From Florence, we went to Munich Germany. The first thing I saw when I left the train was a German with a Hitler moustache and wearing leather shorts. And beer. It seems Munich was very much drunk on beer. We went to a beer garden, and ordered beer. The beer came in huge glasses, that seemed obscene to me at the time. Nevertheless I drank the whole glass, and not exactly did I become intoxicated, but really full. The third surprise was the food that they served at our hotel. For breakfast, we had cold luncheon meats and soft -boiled eggs. It was pretty disgusting. My thoughts on Munich were that it was downtown ancient German culture. Also it was very clean. The people and the streets were both immaculate. From there, we went to Hamburg, because the Beatles went to Hamburg. Also my grandmother was from Hamburg as well. This port town was very impressive to me, because we went to another beer garden and someone threw a glass of beer over our heads and it smashed against the wall. I didn’t know if this was the usual Hamburg greeting for visitors, but I tipped my hat towards their aim. Also Hamburg was very sexy, due that both men and women wore leather pants. It was like the whole city was either pre-beatle Hamburg look or more likely Jim Morrison fanatics. We then went to West Berlin, which at the time, appeared to be in the middle of East Germany. I remember being on the train and German police came on with German Sheperds to check out our passports.

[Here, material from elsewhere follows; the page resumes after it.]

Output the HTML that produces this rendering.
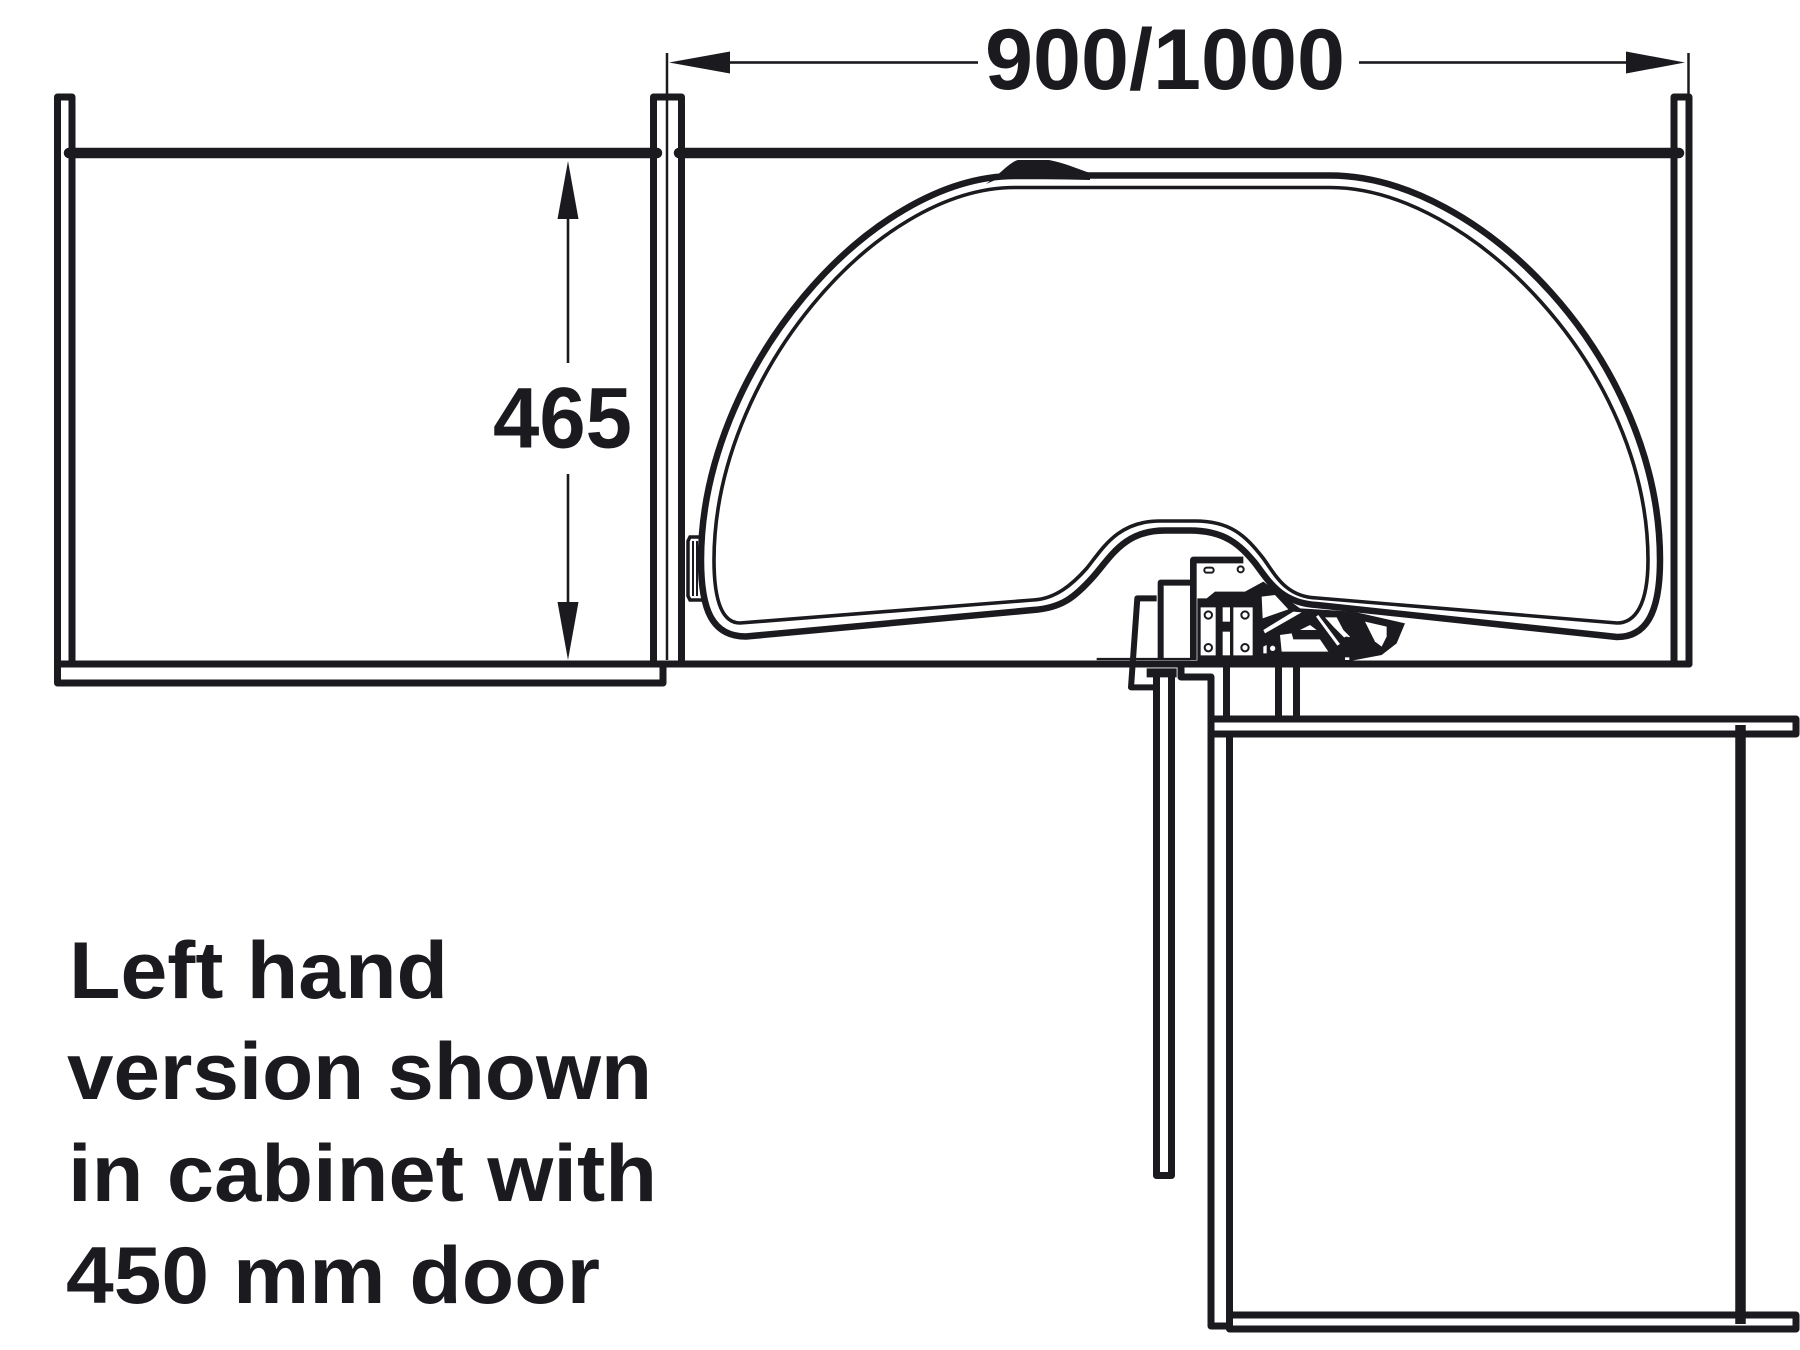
<!DOCTYPE html>
<html><head><meta charset="utf-8"><style>
html,body{margin:0;padding:0;background:#fff}
svg{display:block}
text{font-family:"Liberation Sans",sans-serif;font-weight:bold;fill:#1b1a1f}
</style></head><body>
<svg width="1800" height="1350" viewBox="0 0 1800 1350" xmlns="http://www.w3.org/2000/svg">
<rect width="1800" height="1350" fill="#fff"/>
<g fill="none" stroke="#1b1a1f" stroke-width="7" stroke-linejoin="round" stroke-linecap="round">
  <!-- left cabinet -->
  <path d="M57.5 664V97H72V664"/>
  <path d="M653.5 664V97H681.5V664"/>
  <path d="M57.5 664V683H663V664"/>
  <path d="M57.5 664H1689"/>
  <path d="M1674 664V97H1689V664"/>
  <path d="M69 153H657M679 153H1679" stroke-width="10.5"/>
  <path d="M667 53V660" stroke-width="2.5" stroke-linecap="butt"/>
  <path d="M1688.5 53V95" stroke-width="2.5" stroke-linecap="butt"/>
  <!-- lower cabinet -->
  <path d="M1211 678V1326H1229"/>
  <path d="M1229.5 734V1329H1796V1315H1230"/>
  <path d="M1211 719H1796V734H1211"/>
  <path d="M1229.5 734V1315"/>
  <path d="M1740.5 725V1324" stroke-width="10.5" stroke-linecap="butt"/>
  <path d="M1156.5 675V1175.5H1171.5V675"/>
  <path d="M1226.5 666V719M1278.5 666V719M1296.5 666V719"/>
  <path d="M1181 668V677H1211V690"/>
</g>
<!-- top bump -->
<path d="M986 184C1000 174 1010 162 1018 160H1049C1065 163 1075 168 1090 173V180L1000 178Z" fill="#1b1a1f"/>
<!-- knob -->
<g fill="#fff" stroke="#1b1a1f" stroke-width="3.5">
  <path d="M700 537H690L688 541V596L690 600H702"/>
  <path d="M693 541V596M697 541V596" fill="none" stroke-width="2"/>
</g>
<!-- dimension arrows -->
<g fill="#1b1a1f" stroke="none">
  <path d="M669 62.5L730 51.5V73.5Z"/>
  <path d="M1685 62.5L1626 51.5V73.5Z"/>
  <path d="M568 161L557.5 219H578.5Z"/>
  <path d="M568 660L557.5 602H578.5Z"/>
  <rect x="730" y="61.2" width="248" height="2.6"/>
  <rect x="1359" y="61.2" width="267" height="2.6"/>
  <rect x="566.7" y="219" width="2.6" height="144"/>
  <rect x="566.7" y="474" width="2.6" height="128"/>
</g>
<!-- mechanism, coordinates scaled 3x -->
<g transform="translate(1000 480) scale(.33333)" fill="none" stroke="#1b1a1f" stroke-linejoin="round">
  <path d="M290 537H570" stroke-width="7"/>
  <path d="M470 355H412L393 622H465" stroke-width="18"/>
  <path d="M440 565H530V592H440Z" fill="#1b1a1f" stroke="none"/>
  <path d="M482 540V308H580" stroke-width="18"/>
  <path d="M580 540V240H730" stroke-width="20"/>
  <path d="M592 355H620L645 335H735L790 305L900 385L1060 395L1215 430L1190 490L1145 525L1040 545H592Z" fill="#1b1a1f" stroke="none"/>
  <g fill="#fff" stroke="none">
    <path d="M602 382H647V526H602Z"/>
    <path d="M668 382H690V425H668Z"/>
    <path d="M668 455H690V526H668Z"/>
    <path d="M700 382H758V526H700Z"/>
    <path d="M785 350L825 345L865 388L788 415Z"/>
    <path d="M790 450L880 395L905 397L795 460Z"/>
    <path d="M900 450L930 435L950 450Z"/>
    <path d="M840 465L875 460L880 478H960L985 515H845Z"/>
    <path d="M790 500L800 495V520H790Z"/>
    <path d="M948 410L955 405L1020 492L1012 497Z"/>
    <path d="M975 412H1010L1030 450L1050 470L1038 478L1000 440Z"/>
    <path d="M1095 425L1160 440L1160 470L1145 500L1125 485Z"/>
    <path d="M1035 532H1048V540H1035Z"/>
  </g>
  <g stroke-width="6" fill="#fff">
    <circle cx="625" cy="405" r="11"/><circle cx="735" cy="405" r="11"/>
    <circle cx="625" cy="503" r="11"/><circle cx="735" cy="503" r="11"/>
    <circle cx="818" cy="505" r="11"/>
    <rect x="613" y="263" width="28" height="15" rx="7"/>
    <circle cx="722" cy="268" r="9"/>
  </g>
  <circle cx="1040" cy="482" r="12" fill="#1b1a1f" stroke="none"/>
  <circle cx="678" cy="441" r="4" fill="#1b1a1f" stroke="none"/>
</g>
<!-- basket rail -->
<g fill="none" stroke="#1b1a1f" stroke-linejoin="round" stroke-linecap="round">
  <path d="M1086 175.5H1330C1480 175.5 1660 360 1660 560C1660 615 1645 637 1617 637L1317 605C1280 603 1268 580 1255 563C1240 545 1225 530.5 1190 530.5H1165C1125 530.5 1112 555 1093 577C1075 597 1062 608 1033 610L746 636.5C712 636.5 701 610 701 560C701 370 870 176 1015 176H1086" stroke-width="6.5"/>
  <path d="M1015 187.5H1330C1470 187.5 1648 370 1648 560C1648 605 1635 623 1617 623L1317 598C1285 597 1275 574 1263 558C1245 535 1230 521 1195 521H1160C1118 521 1103 548 1087 568C1072 585 1055 599 1033 600L740 623C722 623 714 600 714 560C714 378 875 187.5 1015 187.5Z" stroke-width="3.6"/>
</g>
<!-- labels -->
<text x="985" y="89" font-size="86" textLength="360" lengthAdjust="spacingAndGlyphs">900/1000</text>
<text x="493" y="447.5" font-size="86" textLength="139" lengthAdjust="spacingAndGlyphs">465</text>
<text x="69" y="998" font-size="81" textLength="379" lengthAdjust="spacingAndGlyphs">Left hand</text>
<text x="67" y="1099" font-size="81" textLength="585" lengthAdjust="spacingAndGlyphs">version shown</text>
<text x="68" y="1201" font-size="81" textLength="589" lengthAdjust="spacingAndGlyphs">in cabinet with</text>
<text x="66" y="1303" font-size="81" textLength="534" lengthAdjust="spacingAndGlyphs">450 mm door</text>
</svg>
</body></html>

Once we arrived in Berlin, it felt like Los Angeles to me. The cops there wore short-sleeved shirts, and seemed to be more casual. Also the streets were wide, and unlike the streets of Europe. One thing that stays in my mind was going to a bookstore and that store having a gigantic display of Herman Hesse books. It seemed that they re-issued the books with all Andy Warhol covers. At the time, I thought it was a weird mixture of having Warhol doing the Hesse covers, but then again, perhaps it is him going back to his roots as a graphic designer for book and album covers. Also we visited a large record store, and I was amazed to see all the vinyl albums were unwrapped - in the words they weren’t shrink-wrapped like they are in the States. It’s the little things that make the big impressions while one travels.
After being in Berlin for a while, we went back to Paris and stayed there I think for three or four more weeks, and then back to London to fly back home. We intended to stay forever, but we both ran out of money. To this day, I don’t really plan ahead, the only reason I leave a place is either out of boredom or the money ran out. But I did wear a suit everyday on our tour of Europe. A year later I got some more money and went back to Europe again - this time alone. Yet, I was still in a Paul Bowles mood. I will be for the rest of my life.